Several years ago, I had a camping experience that made me appreciate the simple tree-pit snow shelter.  During my primitive camping trip, my tent got a major tear in it.  While the weather was just cold and not snowy, I was really not concern with it.  I had camped in colder weather with just a tarp and sleeping bag, so I knew I could survive the tear.  But as Mother Nature does, she produced a usual winter storm that produced a large amount of snow overnight.  The next morning, I realized that I needed a better shelter than what I had.  While the snow was an inconvenience, it was a blessing.  Not only did it supply me with fresh water, it also provided me with the materials for a new refuge called a tree-pit snow shelter.
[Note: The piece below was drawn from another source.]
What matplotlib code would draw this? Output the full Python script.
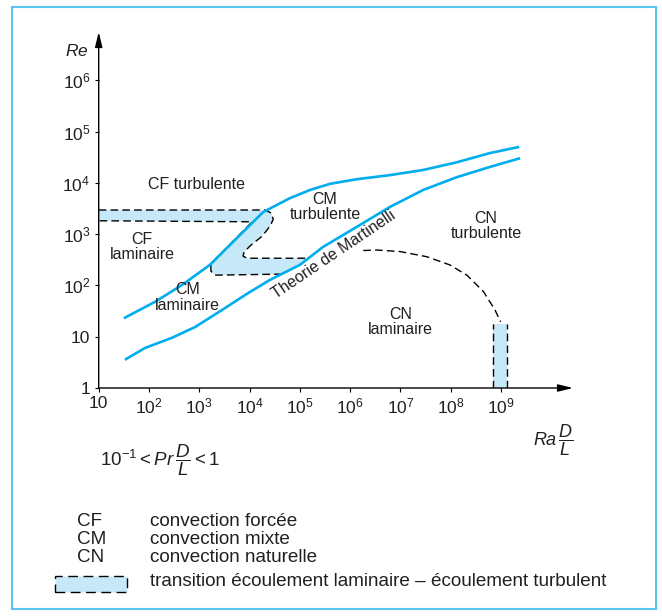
import matplotlib
matplotlib.use("Agg")
import matplotlib.pyplot as plt
import matplotlib.patches as mpatches
from matplotlib.ticker import NullLocator
import numpy as np

plt.rcParams['font.family'] = ['Liberation Sans', 'DejaVu Sans']
plt.rcParams['mathtext.fontset'] = 'custom'
plt.rcParams['mathtext.rm'] = 'Liberation Sans'
plt.rcParams['mathtext.it'] = 'Liberation Sans:italic'
plt.rcParams['mathtext.bf'] = 'Liberation Sans:bold'

# data (log10 values)
# courbe superieure (limite CF / CM)
haut_x = [1.50, 2.12, 2.66, 3.21, 3.61, 3.95, 4.27, 4.80, 5.20, 5.60, 6.13, 6.79, 7.45, 8.12, 8.78, 9.36]
haut_y = [1.36, 1.68, 2.01, 2.40, 2.79, 3.12, 3.43, 3.70, 3.86, 3.98, 4.07, 4.15, 4.25, 4.40, 4.58, 4.70]
# theorie de Martinelli
bas_x = [1.52, 1.92, 2.46, 2.92, 3.45, 3.97, 4.41, 5.00, 5.46, 6.13, 6.79, 7.45, 8.12, 8.78, 9.38]
bas_y = [0.55, 0.78, 0.98, 1.19, 1.52, 1.85, 2.11, 2.40, 2.75, 3.14, 3.53, 3.86, 4.11, 4.31, 4.48]
# zone de transition CF / CM (forme en Z)
z_x = [1.0, 4.31, 4.43, 4.47, 4.41, 4.25, 4.01, 3.89, 3.87, 3.95, 5.18,
       4.64, 3.31, 3.23, 3.23, 3.33, 4.05, 1.0]
z_y = [3.47, 3.47, 3.41, 3.29, 3.16, 2.96, 2.77, 2.65, 2.57, 2.53, 2.53,
       2.22, 2.20, 2.28, 2.40, 2.52, 3.24, 3.26]
# limite CN laminaire / turbulente
arc_x = [6.26, 6.53, 6.99, 7.52, 7.98, 8.32, 8.65, 8.88, 8.99]
arc_y = [2.68, 2.69, 2.66, 2.56, 2.40, 2.20, 1.88, 1.52, 1.29]
# transition CN
cn_x = [8.83, 9.11]
cn_haut = 1.24

x_ticks = [1, 2, 3, 4, 5, 6, 7, 8, 9]
y_ticks = [0, 1, 2, 3, 4, 5, 6]
x_labels = ['10'] + [r'$10^{%d}$' % k for k in x_ticks[1:]]
y_labels = ['1', '10'] + [r'$10^{%d}$' % k for k in y_ticks[2:]]

regions = [('CF turbulente', 2.95, 3.96, 0),
           ('CF\nlaminaire', 1.86, 2.75, 0),
           ('CM\nlaminaire', 2.76, 1.77, 0),
           ('CM\nturbulente', 5.50, 3.53, 0),
           ('CN\nturbulente', 8.70, 3.16, 0),
           ('CN\nlaminaire', 7.00, 1.29, 0),
           ('Theorie de Martinelli', 5.68, 2.60, 34)]

legende_abr = ['CF', 'CM', 'CN']
legende_txt = ['convection forcée', 'convection mixte', 'convection naturelle']

bleu = '#00AEEF'
bleu_clair = '#C6E8F8'
texte = '#231F20'
tirets = (0, (5.5, 3))

W, H = 662, 616


def px(x, y):
    return x / W, 1 - y / H


fig = plt.figure(figsize=(W / 100, H / 100), dpi=100)

# cadre
fig.patches.append(mpatches.Rectangle(px(12, 609), (656 - 12) / W, (609 - 7) / H,
                                      transform=fig.transFigure, fill=False,
                                      edgecolor='#5BC5F2', lw=1.5))

ax = fig.add_axes([98.7 / W, 1 - 388 / H, (573 - 98.7) / W, (388 - 32) / H])
ax.set_xscale('log')
ax.set_yscale('log')
ax.set_xlim(10 ** 1, 10 ** 10.43)
ax.set_ylim(10 ** 0, 10 ** 6.94)
ax.patch.set_alpha(0)
for s in ax.spines.values():
    s.set_visible(False)

# axes avec fleches
ax.annotate('', xy=(1, 0), xytext=(0, 0), xycoords='axes fraction',
            arrowprops=dict(arrowstyle='-|>,head_length=0.9,head_width=0.22',
                            mutation_scale=10, lw=1.0, color='black',
                            shrinkA=0, shrinkB=0))
ax.annotate('', xy=(0, 1), xytext=(0, 0), xycoords='axes fraction',
            arrowprops=dict(arrowstyle='-|>,head_length=0.9,head_width=0.22',
                            mutation_scale=10, lw=1.0, color='black',
                            shrinkA=0, shrinkB=0))

ax.set_xticks([10.0 ** k for k in x_ticks])
ax.set_xticklabels(x_labels)
ax.set_yticks([10.0 ** k for k in y_ticks])
ax.set_yticklabels(y_labels)
ax.xaxis.set_minor_locator(NullLocator())
ax.yaxis.set_minor_locator(NullLocator())
ax.tick_params(direction='out', length=3, width=0.8, labelsize=12.5,
               labelcolor=texte, pad=3)

# zone Z
zx = 10 ** np.array(z_x)
zy = 10 ** np.array(z_y)
ax.fill(zx, zy, color=bleu_clair, lw=0, zorder=1)
ax.plot(zx[:11], zy[:11], color='black', lw=1.0, ls=tirets, zorder=2)
ax.plot(zx[11:], zy[11:], color='black', lw=1.0, ls=tirets, zorder=2)

# barre CN
cx = 10 ** np.array(cn_x)
ax.fill_between(cx, 1, 10 ** cn_haut, color=bleu_clair, lw=0, zorder=1)
for xv in cx:
    ax.plot([xv, xv], [1, 10 ** cn_haut], color='black', lw=1.0, ls=tirets, zorder=2)

ax.plot(10 ** np.array(arc_x), 10 ** np.array(arc_y), color='black', lw=1.0,
        ls=tirets, zorder=2)

# courbes
ax.plot(10 ** np.array(haut_x), 10 ** np.array(haut_y), color=bleu, lw=1.9,
        zorder=3, solid_capstyle='butt')
ax.plot(10 ** np.array(bas_x), 10 ** np.array(bas_y), color=bleu, lw=1.9,
        zorder=3, solid_capstyle='butt')

for txt, xl, yl, rot in regions:
    ax.text(10 ** xl, 10 ** yl, txt, ha='center', va='center', fontsize=11.5,
            color=texte, rotation=rot, rotation_mode='anchor',
            linespacing=1.05, zorder=4)

# etiquettes des axes
fig.text(*px(77, 51), r'$Re$', ha='center', va='center', fontsize=12.5, color=texte)
fig.text(*px(553, 440), r'$Ra\,\dfrac{D}{L}$', ha='center', va='center',
         fontsize=13, color=texte)
fig.text(*px(100, 460), r'$10^{-1} < Pr\,\dfrac{D}{L} < 1$', ha='left',
         va='center', fontsize=13.5, color=texte)

# legende
for i, (a, t) in enumerate(zip(legende_abr, legende_txt)):
    yy = 521.7 + i * 18
    fig.text(*px(77, yy), a, ha='left', va='center', fontsize=13.6, color=texte)
    fig.text(*px(150, yy), t, ha='left', va='center', fontsize=13.6, color=texte)

fig.patches.append(mpatches.Rectangle(px(55, 592), (127 - 55) / W, 16 / H,
                                      transform=fig.transFigure,
                                      facecolor=bleu_clair, edgecolor='black',
                                      lw=1.0, ls=(0, (7, 4))))
fig.text(*px(150, 582), 'transition écoulement laminaire – écoulement turbulent',
         ha='left', va='center', fontsize=13.6, color=texte)

fig.savefig('out.png', dpi=100)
To create a tree-pit snow shelter, one will need to walk around and take a look at their surroundings.  What you are looking for is an evergreen tree that has a lot of low hanging branches that are safe.  You do not want a tree with a lot of broken branches.  These can come down and bury you in your snow shelter or pierce through your body while you are in the shelter.


Once you have your evergreen tree selected, the next step is to dig out around the tree trunk and outward.  Do not go beyond the width of the lower branches of the tree.  These branches will provide overhead cover and moving past these branches will provide no protection.

Continue to dig out the area until you reach the ground.  Once you have reached the ground begin to stabilize the sides and top of the pit.  This is done by packing the snow with your hands or shovel along the sides and on top of the pit.  This will prevent the hole from caving in on itself and burying you.

Next, cut several evergreen boughs that will be used as the floor for your shelter.  Also, cut extra long boughs that will be used to create the roof of your snow shelter.

Now that is done, you are ready to climb into your shelter.  While this is a simple plan, there are few hints to take into consideration.  First, this type of shelter will only work if you have a lot of snow and in this example that means at least 12 inches.  Next, only select evergreen trees, which have needles that can collect snow and can reduce the amount of additional snow that may enter your pit if it snows again.   Lastly, only cut live plant material if there is an emergency.  Following this last step will abide by the Leave No Trace principle.